▶ _WHAT THE TASK REQUIRES_
What is the number of lines in these entries that contain "this"? State it alone.

▶ _Source code of charts_
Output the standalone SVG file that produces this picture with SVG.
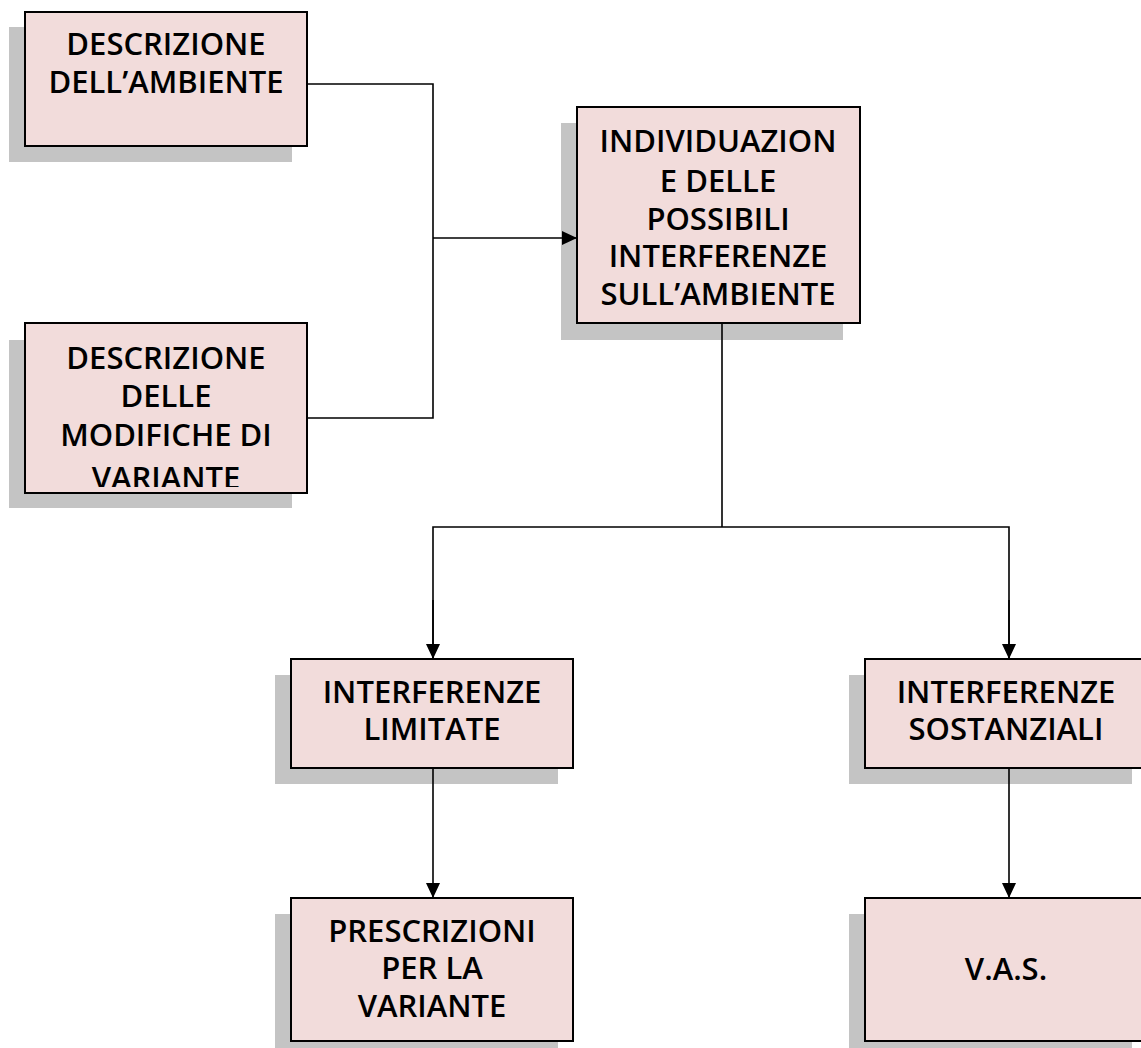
<svg xmlns="http://www.w3.org/2000/svg" width="1141" height="1048" viewBox="0 0 1141 1048">
<defs>
<style>
.shadow{fill:#c4c4c4}
.box{fill:#f2dcdb;stroke:#000;stroke-width:2}
.t{font-family:"Open Sans","Liberation Sans",sans-serif;font-weight:600;font-size:31px;fill:#000;text-anchor:middle}
.c{fill:none;stroke:#000;stroke-width:1.6}
</style>
<marker id="arr" markerUnits="userSpaceOnUse" markerWidth="16" markerHeight="14" refX="15" refY="7" orient="auto">
<path d="M0,0 L15,7 L0,14 z" fill="#000"/>
</marker>
<clipPath id="clip2"><rect x="25" y="323" width="282" height="164"/></clipPath>
</defs>
<rect width="1141" height="1048" fill="#fff"/>
<g id="n1">
<rect class="shadow" x="9" y="27" width="283" height="135"/>
<rect class="box" x="25" y="12" width="282" height="134"/>
<text class="t" x="166" y="55">DESCRIZIONE</text>
<text class="t" x="166" y="93">DELL’AMBIENTE</text>
</g>
<g id="n2">
<rect class="shadow" x="9" y="340" width="283" height="168"/>
<rect class="box" x="25" y="323" width="282" height="170"/>
<g clip-path="url(#clip2)">
<text class="t" x="166" y="369">DESCRIZIONE</text>
<text class="t" x="166" y="407">DELLE</text>
<text class="t" x="166" y="446">MODIFICHE DI</text>
<text class="t" x="166" y="489">VARIANTE</text>
</g>
</g>
<g id="n3">
<rect class="shadow" x="561" y="123" width="282" height="217"/>
<rect class="box" x="577" y="107" width="283" height="216"/>
<text class="t" x="718" y="152">INDIVIDUAZION</text>
<text class="t" x="718" y="192">E DELLE</text>
<text class="t" x="718" y="230">POSSIBILI</text>
<text class="t" x="718" y="267">INTERFERENZE</text>
<text class="t" x="718" y="305">SULL’AMBIENTE</text>
</g>
<g id="n4">
<rect class="shadow" x="275" y="675" width="283" height="109"/>
<rect class="box" x="291" y="659" width="282" height="109"/>
<text class="t" x="432" y="703">INTERFERENZE</text>
<text class="t" x="432" y="740">LIMITATE</text>
</g>
<g id="n5">
<rect class="shadow" x="849" y="675" width="283" height="109"/>
<rect class="box" x="865" y="659" width="282" height="109"/>
<text class="t" x="1006" y="703">INTERFERENZE</text>
<text class="t" x="1006" y="740">SOSTANZIALI</text>
</g>
<g id="n6">
<rect class="shadow" x="275" y="914" width="283" height="143"/>
<rect class="box" x="291" y="898" width="282" height="143"/>
<text class="t" x="432" y="942">PRESCRIZIONI</text>
<text class="t" x="432" y="979">PER LA</text>
<text class="t" x="432" y="1017">VARIANTE</text>
</g>
<g id="n7">
<rect class="shadow" x="849" y="914" width="283" height="143"/>
<rect class="box" x="865" y="898" width="282" height="143"/>
<text class="t" x="1006" y="980">V.A.S.</text>
</g>
<g id="connectors">
<path class="c" d="M307,84 H433 V418 H307"/>
<path class="c" d="M433,238 H577" marker-end="url(#arr)"/>
<path class="c" d="M722,324 V527"/>
<path class="c" d="M433,659 V527 H1009 V659"/>
<path class="c" d="M433,600 V659" marker-end="url(#arr)"/>
<path class="c" d="M1009,600 V659" marker-end="url(#arr)"/>
<path class="c" d="M433,769 V898" marker-end="url(#arr)"/>
<path class="c" d="M1009,769 V898" marker-end="url(#arr)"/>
</g>
</svg>
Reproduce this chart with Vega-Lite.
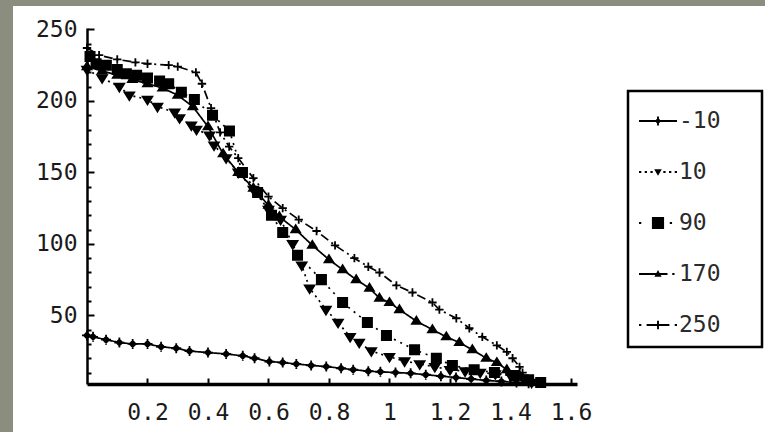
{
  "$schema": "https://vega.github.io/schema/vega-lite/v6.json",
  "width": 752,
  "height": 426,
  "autosize": {"type": "none"},
  "padding": {"left": 13, "top": 6, "right": 0, "bottom": 0},
  "background": "#8b8e7f",
  "config": {
    "view": {"fill": "white", "stroke": null},
    "font": "DejaVu Sans Mono",
    "legend": {"strokeWidth": 2.5, "symbolStrokeColor": "black", "symbolStrokeWidth": 1.5}
  },
  "data": {"values": [
    {"s":"-10","x":0.0,"y":36},{"s":"-10","x":0.02,"y":35},{"s":"-10","x":0.063,"y":33},{"s":"-10","x":0.107,"y":31},{"s":"-10","x":0.151,"y":30},{"s":"-10","x":0.2,"y":30},{"s":"-10","x":0.245,"y":28},{"s":"-10","x":0.295,"y":27},{"s":"-10","x":0.339,"y":25},{"s":"-10","x":0.4,"y":24},{"s":"-10","x":0.46,"y":23},{"s":"-10","x":0.515,"y":21.7},{"s":"-10","x":0.554,"y":20},{"s":"-10","x":0.603,"y":17.7},{"s":"-10","x":0.647,"y":17},{"s":"-10","x":0.692,"y":16},{"s":"-10","x":0.741,"y":15},{"s":"-10","x":0.791,"y":14.2},{"s":"-10","x":0.84,"y":13},{"s":"-10","x":0.88,"y":12},{"s":"-10","x":0.93,"y":11},{"s":"-10","x":0.97,"y":10.5},{"s":"-10","x":1.02,"y":10},{"s":"-10","x":1.07,"y":9.5},{"s":"-10","x":1.12,"y":8.5},{"s":"-10","x":1.17,"y":7.5},{"s":"-10","x":1.22,"y":6.5},{"s":"-10","x":1.27,"y":5.5},{"s":"-10","x":1.32,"y":4.5},{"s":"-10","x":1.37,"y":3.8},{"s":"-10","x":1.42,"y":3},{"s":"-10","x":1.46,"y":2.5},

    {"s":"10","x":0.0,"y":222},{"s":"10","x":0.05,"y":216},{"s":"10","x":0.107,"y":210},{"s":"10","x":0.14,"y":204},{"s":"10","x":0.2,"y":201},{"s":"10","x":0.233,"y":196},{"s":"10","x":0.29,"y":192},{"s":"10","x":0.306,"y":188},{"s":"10","x":0.345,"y":183},{"s":"10","x":0.362,"y":180},{"s":"10","x":0.405,"y":176},{"s":"10","x":0.42,"y":169},{"s":"10","x":0.46,"y":160},{"s":"10","x":0.5,"y":150},{"s":"10","x":0.55,"y":138},{"s":"10","x":0.6,"y":124},{"s":"10","x":0.64,"y":117},{"s":"10","x":0.68,"y":100},{"s":"10","x":0.71,"y":85},{"s":"10","x":0.736,"y":69},{"s":"10","x":0.79,"y":54},{"s":"10","x":0.83,"y":45},{"s":"10","x":0.87,"y":35},{"s":"10","x":0.9,"y":31},{"s":"10","x":0.94,"y":25},{"s":"10","x":1.0,"y":21},{"s":"10","x":1.05,"y":18},{"s":"10","x":1.1,"y":16},{"s":"10","x":1.15,"y":14},{"s":"10","x":1.2,"y":12},{"s":"10","x":1.25,"y":11},{"s":"10","x":1.3,"y":10},{"s":"10","x":1.35,"y":9},{"s":"10","x":1.4,"y":8},{"s":"10","x":1.44,"y":6},{"s":"10","x":1.47,"y":3},

    {"s":"90","x":0.01,"y":231},{"s":"90","x":0.03,"y":226},{"s":"90","x":0.064,"y":225},{"s":"90","x":0.1,"y":222},{"s":"90","x":0.13,"y":219},{"s":"90","x":0.164,"y":218},{"s":"90","x":0.2,"y":216},{"s":"90","x":0.24,"y":214},{"s":"90","x":0.27,"y":212},{"s":"90","x":0.312,"y":206},{"s":"90","x":0.355,"y":201},{"s":"90","x":0.415,"y":190},{"s":"90","x":0.471,"y":179},{"s":"90","x":0.514,"y":150},{"s":"90","x":0.564,"y":136},{"s":"90","x":0.61,"y":120},{"s":"90","x":0.647,"y":108},{"s":"90","x":0.696,"y":92},{"s":"90","x":0.775,"y":75},{"s":"90","x":0.845,"y":59},{"s":"90","x":0.927,"y":45},{"s":"90","x":0.99,"y":36},{"s":"90","x":1.083,"y":26},{"s":"90","x":1.155,"y":20},{"s":"90","x":1.208,"y":15},{"s":"90","x":1.28,"y":12},{"s":"90","x":1.347,"y":10},{"s":"90","x":1.413,"y":8},{"s":"90","x":1.46,"y":5},{"s":"90","x":1.5,"y":3},

    {"s":"170","x":0.0,"y":224},{"s":"170","x":0.05,"y":221},{"s":"170","x":0.1,"y":218},{"s":"170","x":0.15,"y":215},{"s":"170","x":0.2,"y":212},{"s":"170","x":0.25,"y":209},{"s":"170","x":0.3,"y":204},{"s":"170","x":0.35,"y":196},{"s":"170","x":0.4,"y":182},{"s":"170","x":0.45,"y":163},{"s":"170","x":0.5,"y":150},{"s":"170","x":0.55,"y":139},{"s":"170","x":0.6,"y":127},{"s":"170","x":0.636,"y":119},{"s":"170","x":0.69,"y":110},{"s":"170","x":0.745,"y":99},{"s":"170","x":0.8,"y":89},{"s":"170","x":0.845,"y":82},{"s":"170","x":0.89,"y":75},{"s":"170","x":0.934,"y":69},{"s":"170","x":0.967,"y":62},{"s":"170","x":1.0,"y":59},{"s":"170","x":1.033,"y":54},{"s":"170","x":1.089,"y":46},{"s":"170","x":1.142,"y":40},{"s":"170","x":1.188,"y":35},{"s":"170","x":1.231,"y":31},{"s":"170","x":1.274,"y":26},{"s":"170","x":1.32,"y":20},{"s":"170","x":1.355,"y":17},{"s":"170","x":1.388,"y":12},{"s":"170","x":1.43,"y":8},{"s":"170","x":1.45,"y":4},

    {"s":"250","x":0.0,"y":237},{"s":"250","x":0.04,"y":232},{"s":"250","x":0.1,"y":229},{"s":"250","x":0.16,"y":227},{"s":"250","x":0.2,"y":226},{"s":"250","x":0.27,"y":225},{"s":"250","x":0.3,"y":224},{"s":"250","x":0.36,"y":220},{"s":"250","x":0.38,"y":212},{"s":"250","x":0.41,"y":195},{"s":"250","x":0.44,"y":178},{"s":"250","x":0.47,"y":168},{"s":"250","x":0.5,"y":160},{"s":"250","x":0.55,"y":146},{"s":"250","x":0.6,"y":133},{"s":"250","x":0.647,"y":125},{"s":"250","x":0.7,"y":117},{"s":"250","x":0.759,"y":109},{"s":"250","x":0.82,"y":99},{"s":"250","x":0.884,"y":90},{"s":"250","x":0.93,"y":84},{"s":"250","x":0.967,"y":80},{"s":"250","x":1.023,"y":71},{"s":"250","x":1.076,"y":66},{"s":"250","x":1.142,"y":59},{"s":"250","x":1.165,"y":54},{"s":"250","x":1.221,"y":48},{"s":"250","x":1.264,"y":41},{"s":"250","x":1.307,"y":35},{"s":"250","x":1.355,"y":29},{"s":"250","x":1.388,"y":24.5},{"s":"250","x":1.407,"y":20},{"s":"250","x":1.43,"y":14},{"s":"250","x":1.44,"y":10},{"s":"250","x":1.45,"y":5}
  ]},
  "encoding": {
    "x": {
      "field": "x", "type": "quantitative",
      "scale": {"domain": [0, 1.62], "range": [74, 564], "nice": false, "zero": false},
      "axis": {
        "title": null, "orient": "bottom", "offset": -48, "grid": false,
        "values": [0.2, 0.4, 0.6, 0.8, 1, 1.2, 1.4, 1.6],
        "labelExpr": "datum.value === 1 ? '1' : format(datum.value, '.1f')",
        "domainColor": "black", "domainWidth": 3.5,
        "tickColor": "black", "tickWidth": 2, "tickSize": -6,
        "labelFont": "DejaVu Sans Mono", "labelFontSize": 23, "labelColor": "#1a1a1a",
        "labelPadding": 23, "labelFlush": false, "labelOverlap": false
      }
    },
    "y": {
      "field": "y", "type": "quantitative",
      "scale": {"domain": [2, 251], "range": [378, 22], "nice": false, "zero": false},
      "axis": {
        "title": null, "orient": "left", "offset": -74, "grid": false,
        "values": [10,20,30,40,50,60,70,80,90,100,110,120,130,140,150,160,170,180,190,200,210,220,230,240,250],
        "labelExpr": "datum.value % 50 === 0 ? datum.label : ''",
        "domainColor": "black", "domainWidth": 2.5,
        "tickColor": "black", "tickWidth": 2,
        "tickSize": {"condition": {"test": "datum.value % 50 === 0", "value": -7}, "value": -4},
        "labelFont": "DejaVu Sans Mono", "labelFontSize": 23, "labelColor": "#1a1a1a",
        "labelPadding": 17, "labelBaseline": "middle", "labelFlush": false, "labelOverlap": false
      }
    }
  },
  "layer": [
    {
      "mark": {"type": "line", "color": "black", "strokeWidth": 1.7},
      "encoding": {
        "strokeDash": {
          "field": "s", "type": "nominal",
          "scale": {"domain": ["-10","10","90","170","250"], "range": [[1,0],[2,4],[2,5],[1,0],[9,4,2,4]]},
          "legend": null
        }
      }
    },
    {
      "mark": {"type": "point", "filled": true, "fill": "black", "stroke": "black", "strokeWidth": 1.8, "opacity": 1},
      "encoding": {
        "shape": {
          "field": "s", "type": "nominal",
          "scale": {"domain": ["-10","10","90","170","250"], "range": [
            "M-1,0L1,0M0,-1L0,1M0,-0.6L0.6,0L0,0.6L-0.6,0Z",
            "M-1,-0.6L1,-0.6L0,1Z",
            "square",
            "M-1,0.6L1,0.6L0,-1Z",
            "M-1,0L1,0M0,-1L0,1"
          ]},
          "legend": null
        },
        "size": {
          "field": "s", "type": "nominal",
          "scale": {"domain": ["-10","10","90","170","250"], "range": [100, 70, 175, 64, 49]},
          "legend": null
        }
      }
    },
    {
      "transform": [{"filter": "datum.x < -1"}],
      "mark": {"type": "point", "filled": true, "fill": "black", "stroke": "black", "strokeWidth": 1.5, "opacity": 1},
      "encoding": {
        "shape": {
          "field": "s", "type": "nominal",
          "scale": {"domain": ["-10","10","90","170","250"], "range": [
            "M-1,-0.05L1,-0.05L1,0.05L-1,0.05ZM-0.05,-0.24L0.05,-0.24L0.05,0.24L-0.05,0.24ZM0,-0.17L0.17,0L0,0.17L-0.17,0Z",
            "M-1,-0.05L-0.88,-0.05L-0.88,0.05L-1,0.05ZM-0.7,-0.05L-0.58,-0.05L-0.58,0.05L-0.7,0.05ZM-0.4,-0.05L-0.28,-0.05L-0.28,0.05L-0.4,0.05ZM0.28,-0.05L0.4,-0.05L0.4,0.05L0.28,0.05ZM0.58,-0.05L0.7,-0.05L0.7,0.05L0.58,0.05ZM0.88,-0.05L1,-0.05L1,0.05L0.88,0.05ZM-0.2,-0.14L0.2,-0.14L0,0.2Z",
            "M-1,-0.05L-0.88,-0.05L-0.88,0.05L-1,0.05ZM0.62,-0.05L0.74,-0.05L0.74,0.05L0.62,0.05ZM-0.32,-0.32L0.32,-0.32L0.32,0.32L-0.32,0.32Z",
            "M-1,-0.05L0.5,-0.05L0.5,0.05L-1,0.05ZM0.75,-0.05L0.87,-0.05L0.87,0.05L0.75,0.05ZM-0.19,0.15L0,-0.21L0.19,0.15Z",
            "M-1,-0.05L-0.88,-0.05L-0.88,0.05L-1,0.05ZM-0.6,-0.05L0.6,-0.05L0.6,0.05L-0.6,0.05ZM0.88,-0.05L1,-0.05L1,0.05L0.88,0.05ZM-0.05,-0.22L0.05,-0.22L0.05,0.22L-0.05,0.22Z"
          ]},
          "legend": {
            "title": " ", "titleOrient": "right", "titlePadding": 31, "titleFontSize": 10,
            "orient": "none", "legendX": 615, "legendY": 85,
            "strokeColor": "black", "fillColor": "white",
            "padding": 10, "symbolSize": 1444, "symbolStrokeWidth": 1.5,
            "symbolFillColor": "black", "symbolStrokeColor": "black", "symbolOpacity": 1,
            "rowPadding": 19, "labelOffset": 1,
            "labelFont": "DejaVu Sans Mono", "labelFontSize": 23, "labelColor": "#2a2a2a"
          }
        }
      }
    }
  ],
  "resolve": {"scale": {"shape": "independent"}}
}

▶ _FULL RESPONSE_
2